Axmin owns mineral exploration properties in Central and West Africa.
Atlas Copco turns a bit yellow
As of mid-August, all Atlas Copco Secoroc rock drilling tools will be coloured yellow.
Atlas Copco is trying to link the Secoroc brand to its trademark yellow in an effort to separate itself from other makers of drilling tools.
Atlas Copco Secoroc, the world’s largest supplier of drilling equipment, will start delivering the yellow-coloured rock drilling equipment from its manufacturing facilities in Ockelbo and Fagersta in Sweden; Grand Prairie, Tex., Roanoke, Va., and Fort Loudon, Pa., in the U.S.; Langley, B.C., in Canada; Santiago, Chile; South Africa’s Johannesburg and Boksburg; Pune, India; Xuanhua, China, and Muswellbrook and Perth in Australia.
Atlas Copco Construction & Mining Canada moved its Canadian sales and service office to Sudbury, Ont., from Montreal in 2000 and now employs 225 people there. The Atlas Copco Group is headquartered in Stockholm, Sweden, and in 2004, the company posted revenue of US$7.2 billion.
DMT buys IMC mining consulting companies
Essen, Germany-based engineering and consulting firm Deutsche Montan Technologie (DMT) has bought IMC Group Consulting, based in the U.K. The deal includes International Mining Consultants, British Mining Consultants and Mackay & Schnellmann, a geological consulting company based in Perth, Australia.
The purchase does not include any other IMC Group companies, namely IMC Geophysics and IMC Geophysics International, Rock Mechanics Technology, Associated Mining Consultants in Canada, and Gastec at CRE. These companies will carry on as before.
The mining consulting businesses of International Mining Consultants and DMT will be merged, with IMC Group Consulting becoming DMT’s international mining consulting business. DMT wanted the IMC name because of its established reputation.
DMT has about 600 permanent employees and offers services in the fields of mining consulting, natural resources exploration and geology, and coke-making technology.

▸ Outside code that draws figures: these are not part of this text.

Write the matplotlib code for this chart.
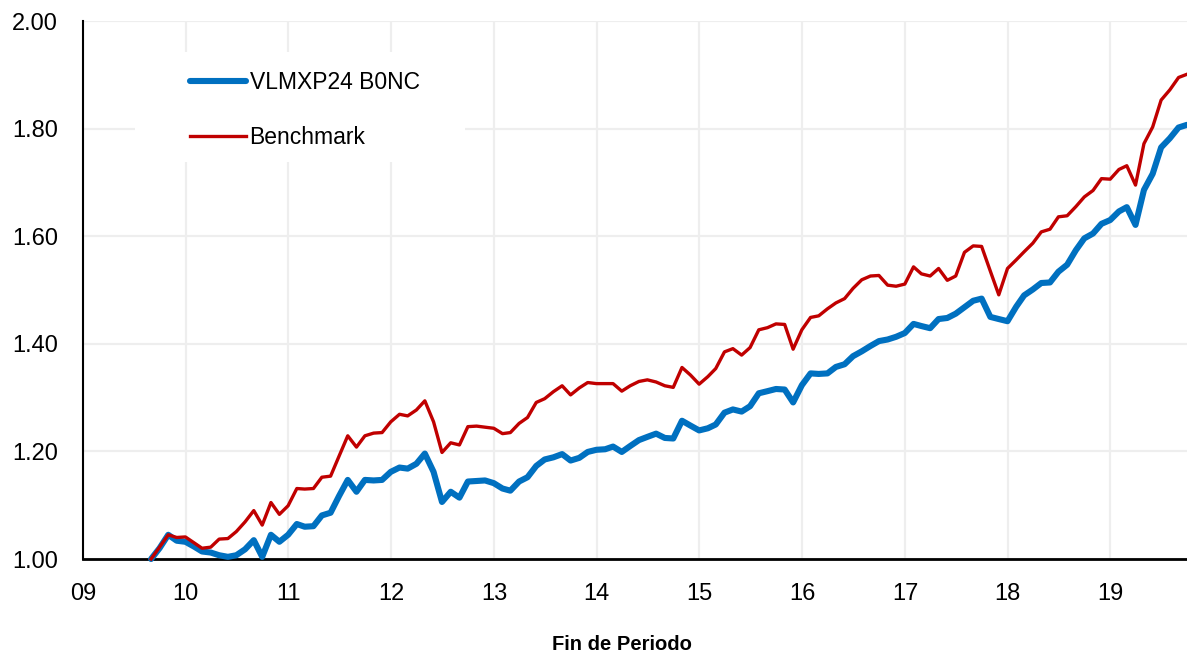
import matplotlib
matplotlib.use("Agg")
import matplotlib.pyplot as plt
import pandas as pd
import datetime as dt
from matplotlib.patches import Rectangle

# ---- data ----
dates = pd.date_range("2009-08-31", periods=122, freq="ME")
fund = [1.000, 1.020, 1.045, 1.034, 1.032, 1.023, 1.014, 1.012, 1.007, 1.004,
        1.007, 1.018, 1.035, 1.004, 1.045, 1.032, 1.045, 1.065, 1.060, 1.061,
        1.081, 1.086, 1.117, 1.147, 1.125, 1.147, 1.146, 1.147, 1.162, 1.170,
        1.168, 1.177, 1.196, 1.162, 1.106, 1.125, 1.114, 1.144, 1.145, 1.146,
        1.141, 1.131, 1.127, 1.144, 1.152, 1.173, 1.185, 1.189, 1.195, 1.183,
        1.188, 1.199, 1.203, 1.204, 1.209, 1.199, 1.210, 1.221, 1.227, 1.233,
        1.225, 1.224, 1.257, 1.248, 1.239, 1.243, 1.250, 1.272, 1.278, 1.274,
        1.284, 1.308, 1.312, 1.316, 1.315, 1.291, 1.323, 1.345, 1.344, 1.345,
        1.357, 1.362, 1.377, 1.386, 1.396, 1.405, 1.408, 1.413, 1.420, 1.437,
        1.433, 1.429, 1.446, 1.448, 1.456, 1.468, 1.480, 1.484, 1.450, 1.446,
        1.442, 1.469, 1.490, 1.501, 1.513, 1.514, 1.534, 1.547, 1.574, 1.596,
        1.605, 1.623, 1.630, 1.646, 1.654, 1.621, 1.686, 1.716, 1.765, 1.782,
        1.802, 1.807]
bench = [1.000, 1.022, 1.045, 1.040, 1.041, 1.030, 1.020, 1.022, 1.037, 1.038,
         1.051, 1.069, 1.090, 1.063, 1.105, 1.083, 1.099, 1.131, 1.130, 1.131,
         1.152, 1.154, 1.191, 1.229, 1.208, 1.229, 1.234, 1.235, 1.255, 1.269,
         1.266, 1.277, 1.294, 1.255, 1.198, 1.216, 1.212, 1.246, 1.247, 1.245,
         1.243, 1.233, 1.235, 1.252, 1.263, 1.291, 1.298, 1.311, 1.322, 1.305,
         1.318, 1.328, 1.326, 1.326, 1.326, 1.312, 1.322, 1.330, 1.333, 1.329,
         1.322, 1.319, 1.356, 1.342, 1.325, 1.339, 1.354, 1.385, 1.391, 1.379,
         1.393, 1.426, 1.430, 1.437, 1.436, 1.390, 1.426, 1.449, 1.452, 1.465,
         1.476, 1.484, 1.503, 1.519, 1.526, 1.527, 1.509, 1.507, 1.511, 1.543,
         1.530, 1.526, 1.540, 1.518, 1.526, 1.570, 1.582, 1.581, 1.535, 1.491,
         1.540, 1.556, 1.571, 1.587, 1.608, 1.613, 1.636, 1.638, 1.655, 1.673,
         1.685, 1.707, 1.706, 1.724, 1.731, 1.695, 1.772, 1.803, 1.853, 1.872,
         1.895, 1.901]
years = list(range(2009, 2020))
year_labels = ["09", "10", "11", "12", "13", "14", "15", "16", "17", "18", "19"]
y_ticks = [1.0, 1.2, 1.4, 1.6, 1.8, 2.0]
series_names = ["VLMXP24 B0NC", "Benchmark"]

plt.rcParams["font.family"] = ["Liberation Sans", "DejaVu Sans"]

W, H = 1187, 658
fig = plt.figure(figsize=(W / 100, H / 100), dpi=100)
ax = fig.add_axes([83 / W, 1 - 559 / H, (W - 83) / W, (559 - 21) / H])

ax.set_axisbelow(True)
ax.grid(True, color="#EEEEEE", linewidth=1.6)

ax.plot(dates, fund, color="#0070C0", linewidth=4.4, label=series_names[0],
        solid_joinstyle="round", solid_capstyle="round", zorder=3, clip_on=False)
ax.plot(dates, bench, color="#C00000", linewidth=2.4, label=series_names[1],
        solid_joinstyle="round", zorder=4, clip_on=False)

ax.set_ylim(1.0, 2.0)
ax.set_yticks(y_ticks)
ax.set_yticklabels([f"{v:.2f}" for v in y_ticks])
ax.set_xlim(dt.datetime(2009, 1, 1), dates[-1])
ax.set_xticks([dt.datetime(y, 1, 1) for y in years])
ax.set_xticklabels(year_labels)
ax.tick_params(axis="both", length=0, labelsize=17, colors="black")
ax.tick_params(axis="y", pad=18)
ax.tick_params(axis="x", pad=17)

for s in ["top", "right"]:
    ax.spines[s].set_visible(False)
ax.spines["left"].set_linewidth(1.5)
ax.spines["bottom"].set_linewidth(2.0)
ax.spines["left"].set_color("black")
ax.spines["bottom"].set_color("black")

# white legend background area
ax.add_patch(Rectangle((0.047, 0.738), 0.299, 0.204, transform=ax.transAxes,
                       facecolor="white", edgecolor="none", zorder=1))
leg = ax.legend(loc="center left", bbox_to_anchor=(0.0969, 0.835), frameon=False,
                fontsize=16.5, handlelength=2.45, handletextpad=0.15,
                labelspacing=1.38, borderpad=0, borderaxespad=0)

fig.text(622 / W, 1 - 645 / H, "Fin de Periodo", ha="center", va="center",
         fontsize=14.5, fontweight="bold")

fig.savefig("out.png", dpi=100)
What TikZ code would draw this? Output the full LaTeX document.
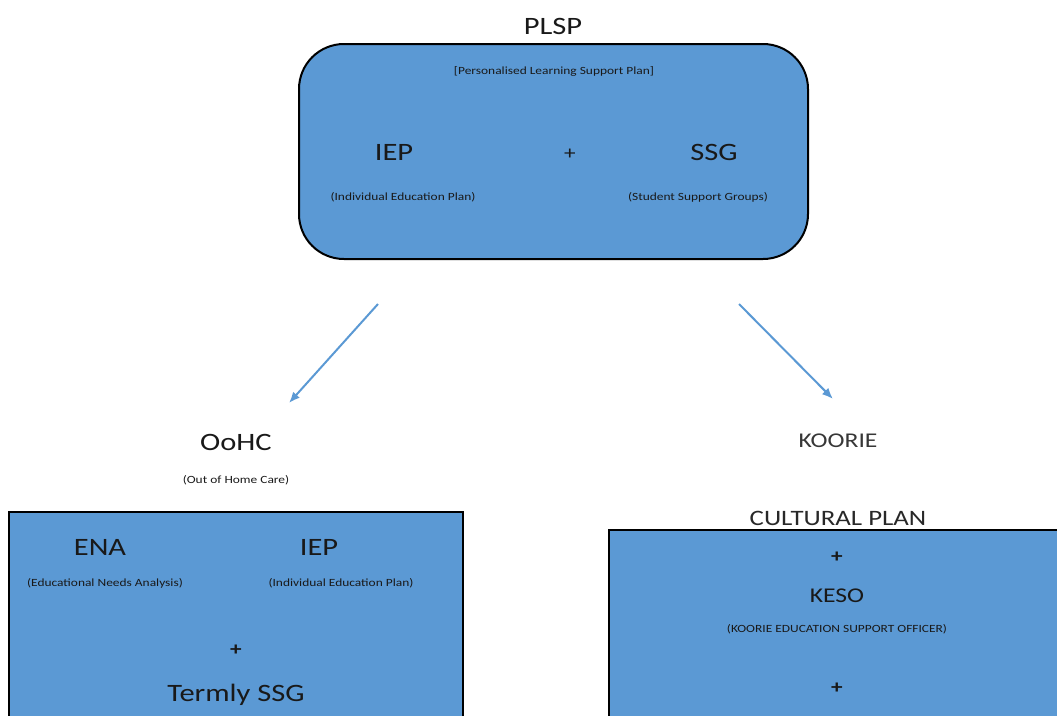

Brawner honoured with engineering award
Consulting geotechnical engineer Chuck Brawner has received the Frank Spragins Technical Award from the Association of Professional Engineers, Geologists and Geophysicists of Alberta (APEGGA).
The award is presented to members of APEGGA who are recognized by their peers for their expertise and accomplishments in fields related to engineering, geology or geophysics.
Brawner’s career, which is ongoing, spans more than 50 years. He spent 10 with B.C. Highways and then helped start and grow Golder, Brawner and Associates (now part of international consulting firm Golder Associates). He spent another 16 years teaching at the University of British Columbia, and is now a consulting engineer.
Brawner has served on numerous technical committees and engineering review boards, received over 20 awards, written more than 100 technical papers, edited several textbooks and lectured throughout the world.
He served on the Syncrude geotechnical review board for 31 years, retiring in 2003 after helping oversee more than 25 years of dragline mining. And he recently wrote, Engineer. . . Around the World in Fifty Years, a book looking at some of the more noteworthy items of his lengthy career.
Some of his awards include the R.F. Legget Award from the Canadian Geotechnical Society (1999); McParland Memorial Medal, Canadian Institute of Mining and Metallurgy (1997); Distinguished Cross Canada Lecturer, Canadian Institute of Mining and Metallurgy (1988); and D.C. Jackling Award, American Society of Mining Engineers (1985).